Practicing Hospitality When You Have Little Kids

In 1 Peter 4:9, we are called to “practice hospitality to one another without grumbling.” I love hosting family get togethers or having friends over for dinner, but it has definitely gotten harder since having kids. Below are some things that I have found helpful to continue practicing hospitality even in the midst of these little years.

  1. Keep the food easy. The focus isn’t on the food but on the fellowship. Although I love to cook from scratch, I have found when I am having a big get together sometimes I need to take some shortcuts for my sanity. One of my favorite time savers is to buy a Caesar salad kit. If you haven’t bought one of these before, basically it’s all ready for you! The lettuce is already washed and chopped in one bag and all of the toppings/the dressing are in separate bags. All you have to do is cut open the bags and toss everything together! If you are serving anything that you can buy premade (i.e. potato salad) and it’s in the budget, don’t feel bad that you’re not making it from scratch. If it will give you more time to clean or help you not be as stressed, it is worth it!
  2. Have some go to meals so you don’t have to spend any time wondering what to make. A favorite meal of ours when we’re hosting is burgers. Or in the winter, I’ve made a couple soups before with crackers/bread. Finger food is another theme we do often.
  3. Enlist your husband to help with the meat. Usually if we are having any sort of meat, my husband will do that on the grill and I will focus on making the sides. It also frees up the oven/stovetop if I have to heat anything up.
  4. Prep what you can ahead of time. During the kids naps/quiet time the day of the event, I will clean the counters and set out plates, utensils, serving spoons, etc. If we are doing burgers, I will prepare a plate with the tomatoes, lettuce, cheese, etc. and cover it in plastic wrap and stick it in the fridge to pull out later. If there is anything that doesn’t need to be refrigerated like bread I will go ahead and put it out on the buffet line. If I bought anything premade like potato salad I will transfer it to a serving bowl and cover it with plastic wrap. The more things I prep in advance, the less time I will have to spend in the kitchen when our guests are here.

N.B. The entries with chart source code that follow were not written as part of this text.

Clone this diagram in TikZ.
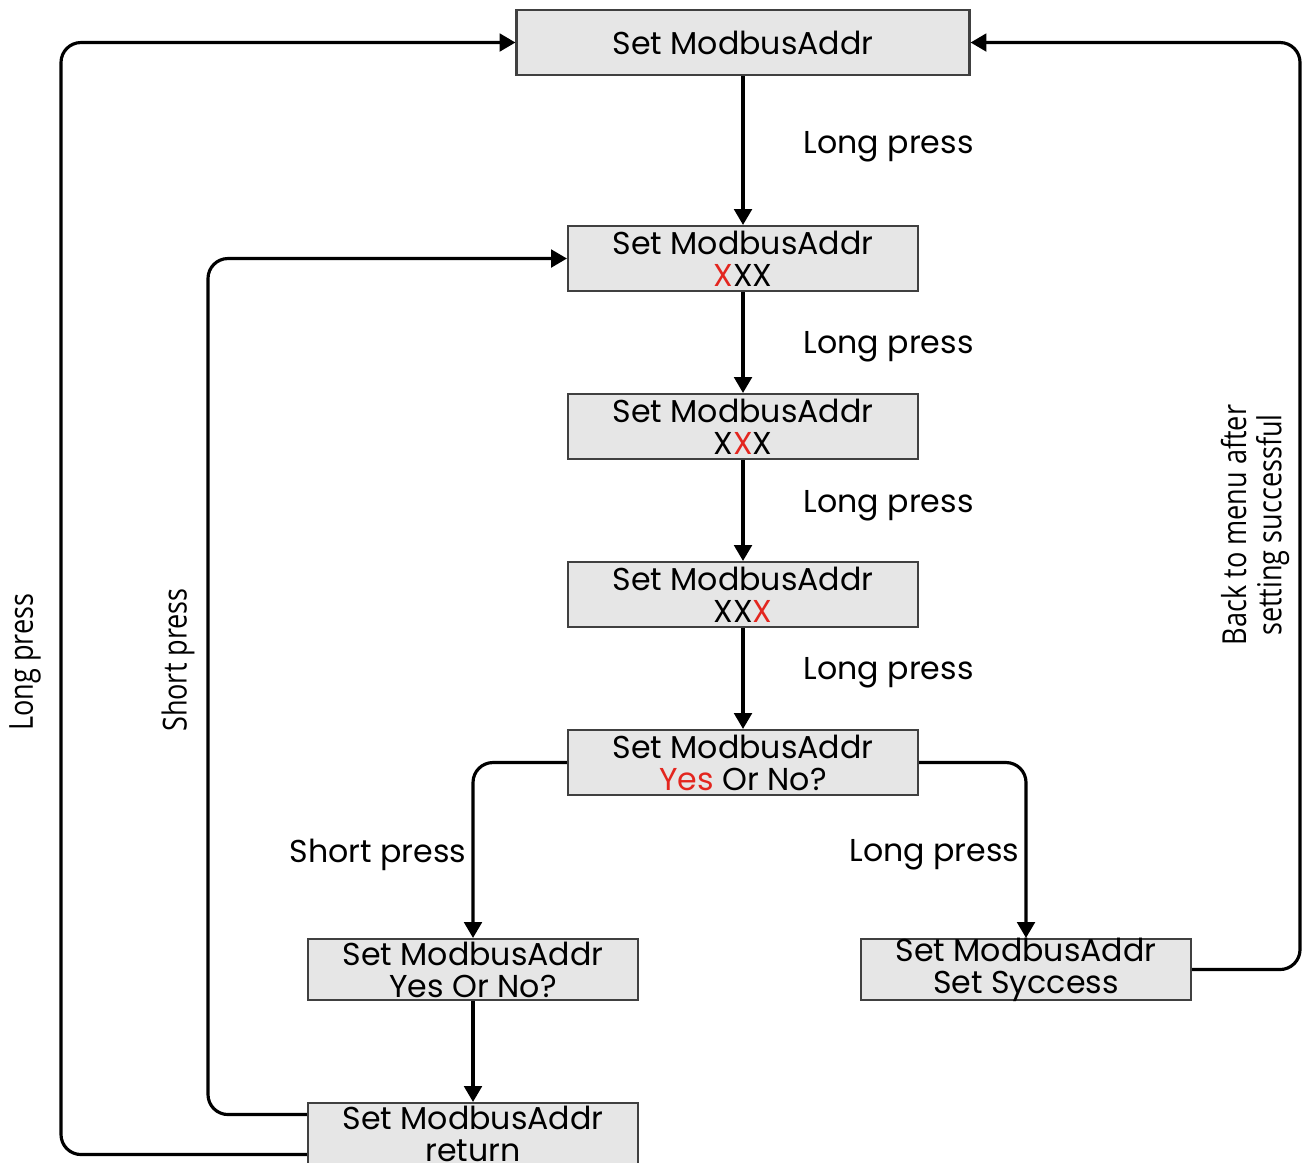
\documentclass[tikz,border=0pt]{standalone}
\usepackage{fontspec}
\setmainfont{Poppins}
\newfontfamily\narrowfont[FakeStretch=0.82]{Open Sans}
\usetikzlibrary{arrows.meta}
\definecolor{boxgray}{HTML}{E6E6E6}
\definecolor{keyred}{HTML}{E3261F}
\tikzset{
  menubox/.style={draw=black!75, fill=boxgray, line width=0.6pt,
    minimum width=3.5cm, minimum height=0.65cm, inner sep=0pt,
    align=center, font=\fontsize{9}{9.1}\selectfont},
  smallbox/.style={menubox, minimum width=3.3cm, minimum height=0.61cm,
    inner ysep=-1pt},
  flow/.style={line width=0.9pt, rounded corners=0.2cm,
    -{Triangle[length=4.5pt,width=5pt]}},
  lbl/.style={font=\fontsize{9}{11}\selectfont, inner sep=0pt},
  sidelbl/.style={font=\narrowfont\fontsize{9.4}{10}\selectfont,
    rotate=90, align=center, inner sep=0pt},
}
\begin{document}
\begin{tikzpicture}
\useasboundingbox (0,0) rectangle (13.09,-11.62);
\clip (0,0) rectangle (13.09,-11.62);
% boxes
\node[menubox, minimum width=4.53cm] (menu) at (7.43,-0.425) {Set ModbusAddr};
\node[menubox] (dig1) at (7.43,-2.585) {Set ModbusAddr\\\textcolor{keyred}{X}XX};
\node[menubox] (dig2) at (7.43,-4.265) {Set ModbusAddr\\X\textcolor{keyred}{X}X};
\node[menubox] (dig3) at (7.43,-5.945) {Set ModbusAddr\\XX\textcolor{keyred}{X}};
\node[menubox] (ask)  at (7.43,-7.625) {Set ModbusAddr\\\textcolor{keyred}{Yes} Or No?};
\node[smallbox] (askno) at (4.73,-9.695)  {Set ModbusAddr\\Yes Or No?};
\node[smallbox] (done)  at (10.26,-9.695) {Set ModbusAddr\\Set Syccess};
\node[smallbox] (ret)   at (4.73,-11.335) {Set ModbusAddr\\return};
% loop columns
\coordinate (farleft) at (0.61,0);
\coordinate (midleft) at (2.08,0);
\coordinate (right)   at (13.0,0);
\coordinate (retA) at ([yshift=1.9mm]ret.west);
\coordinate (retB) at ([yshift=-2.1mm]ret.west);
% main chain
\draw[flow] (menu) -- (dig1);
\draw[flow] (dig1) -- (dig2);
\draw[flow] (dig2) -- (dig3);
\draw[flow] (dig3) -- (ask);
\draw[flow] (ask.west) -| (askno.north);
\draw[flow] (ask.east) -| (done.north);
\draw[flow] (askno) -- (ret);
% way back
\draw[flow] (retA) -- (retA -| midleft) -- (dig1.west -| midleft) -- (dig1.west);
\draw[flow] (retB) -- (retB -| farleft) -- (menu.west -| farleft) -- (menu.west);
\draw[flow] (done.east) -- (done.east -| right) -- (menu.east -| right) -- (menu.east);
% labels
\node[lbl, anchor=west] (l1) at (8.03,-1.47) {Long press};
\node[lbl, anchor=west] (l2) at (8.03,-3.47) {Long press};
\node[lbl, anchor=west] (l3) at (8.03,-5.06) {Long press};
\node[lbl, anchor=west] (l4) at (8.03,-6.73) {Long press};
\node[lbl, anchor=east] (l5) at (4.67,-8.55) {Short press};
\node[lbl, anchor=east] (l6) at (10.20,-8.55) {Long press};
\node[sidelbl] (s1) at (0.25,-6.62) {Long press};
\node[sidelbl] (s2) at (1.78,-6.60) {Short press};
\node[sidelbl] (s3) at (12.55,-5.25) {Back to menu after\\setting successful};
\end{tikzpicture}
\end{document}
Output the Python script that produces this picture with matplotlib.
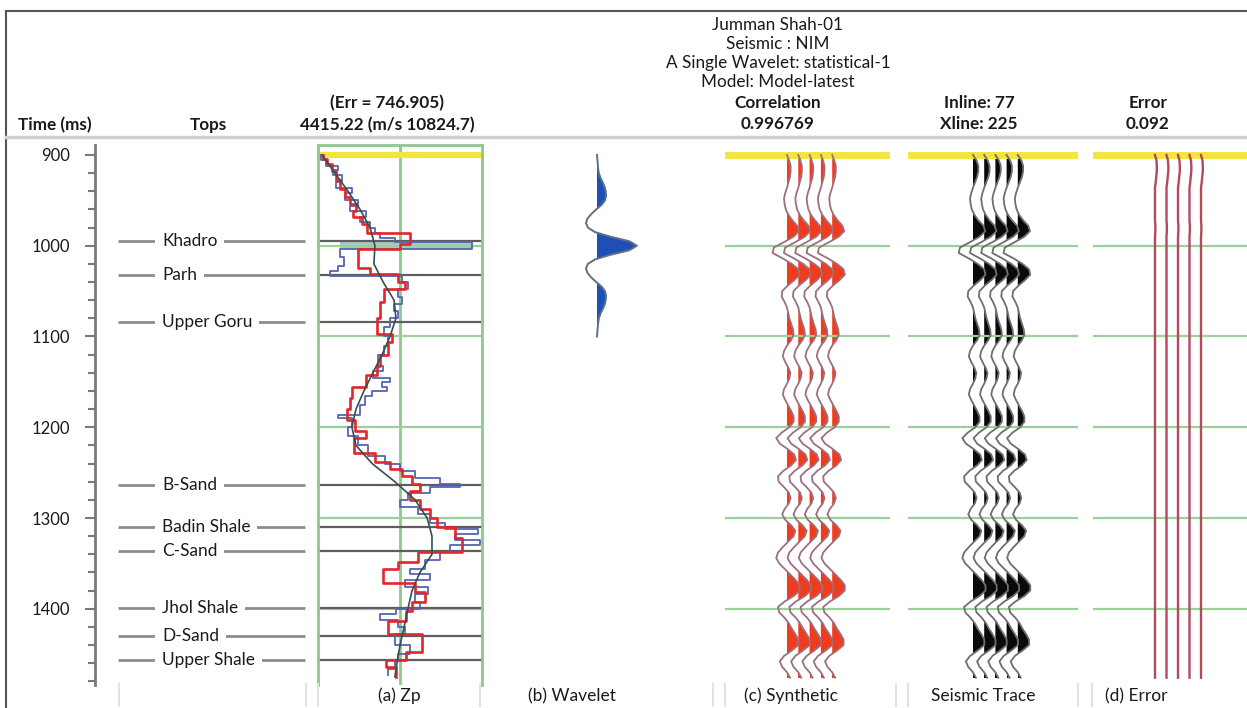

  5. Keep the cleanup minimal and do the dishes after your guests leave. Use paper plates, solo cups, and disposable utensils. I love to put the plastic spoons/forks in mason jars to make it cute but also easy to grab! I want to be able to devote time to fellowship instead of being in the kitchen too much of the get together.
  6. Have everyone contribute with a dish to pass. If it’s a large group or you are struggling to get enough food ready to feed everyone, let your guests know what you are making and have them contribute to the meal. If we are hosting a family get together, we usually will do the meat and bread and dessert and then the rest of the family will take care of sides and drinks.
  7. Don’t forget to ask if anyone has any dietary restrictions/allergies. Whenever I am scheduling a get together with someone new, I make sure to ask in advance if there are any foods to avoid.
  8. Don’t try to clean the house the day of. Clean a day or two before and then just do a quick spot clean and pickup. So that I can focus more on preparing the meal, I try not to leave too much cleaning for the day of. Also if your kids are older enlist their help in cleaning up! Also remember that people aren’t coming to judge the state of your house but to spend time with you! True friends will not care if there’s some dog hair in a corner or the kids have scattered their toys all over the living room.
  9. Don’t be intimidated by a small home. Set up a card table in the living room or serve finger foods so people can even sit on the couch while they’re eating. Or set up some folding tables and chairs outside if the weather permits. We have the perfect house for hosting now but our first house was tiny. But we didn’t let that stop us from hosting. Get creative!
  10. Consider holding onto outgrown baby toys/gear for when you host families with little kids. I plan to hold onto our highchair even after our youngest outgrows it so that we have one available if there is ever a baby/young toddler in our group. I also plan to keep some of our kids favorite baby/toddler toys even when they outgrow them so we have some options available for any age of kids.